The block cache uses a clock-pro eviction policy instead of LRU. Under our read distribution (heavy hot keys), clock-pro gives us a 12% higher hit rate than LRU with the same memory budget. We measured this.
The WAL writes to NVMe using io_uring with O_DIRECT, bypassing the kernel page cache entirely. We do our own buffering in userspace because we know our write pattern better than the kernel does. Each WAL entry is checksummed with xxHash (0.3ns per byte, versus 4.2ns for CRC32C on our hardware).
The query interface is not SQL. It is a purpose-built binary protocol with exactly 6 operations: point-get, multi-get, range-scan, put, delete, and batch-write. There is no query parser, no query planner, no query optimizer. The client library constructs binary messages that map directly to storage engine operations.
Current Numbers
As of this writing, AnokuroDB on our benchmark hardware delivers:
- Point reads: P50 0.18ms, P99 0.7ms
- Range scans (1-hour window): P50 0.4ms, P99 1.4ms
- Sustained write throughput: 420,000 events/second
- Read throughput: 310,000 point reads/second while sustaining 200k writes/second
Our P99 read latency is 3.4x lower than the best general-purpose database we tested.
What This Costs
Building a database is expensive. We have three engineers working on AnokuroDB full-time. The storage engine, compaction, replication, and operational tooling will take another 6 months before we call it production-ready.

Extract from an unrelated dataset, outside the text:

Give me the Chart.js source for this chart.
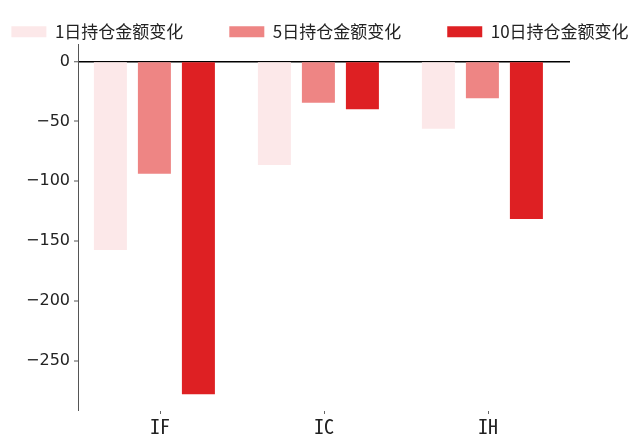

But the math works. Our ad-serving latency directly determines auction win rate. Every millisecond of latency improvement translates to a measurable increase in bid competitiveness. We ran the analysis: the revenue impact of the latency improvement pays for the engineering investment in 7 months.
We do not build infrastructure for the joy of building infrastructure. We build it because the alternatives are too slow, and too slow costs money.
The code is not open source yet. It might be eventually. Right now we are focused on one thing: making it fast enough for production. Not fast enough for benchmarks. Fast enough for 200,000 bid requests per second with money on every single one.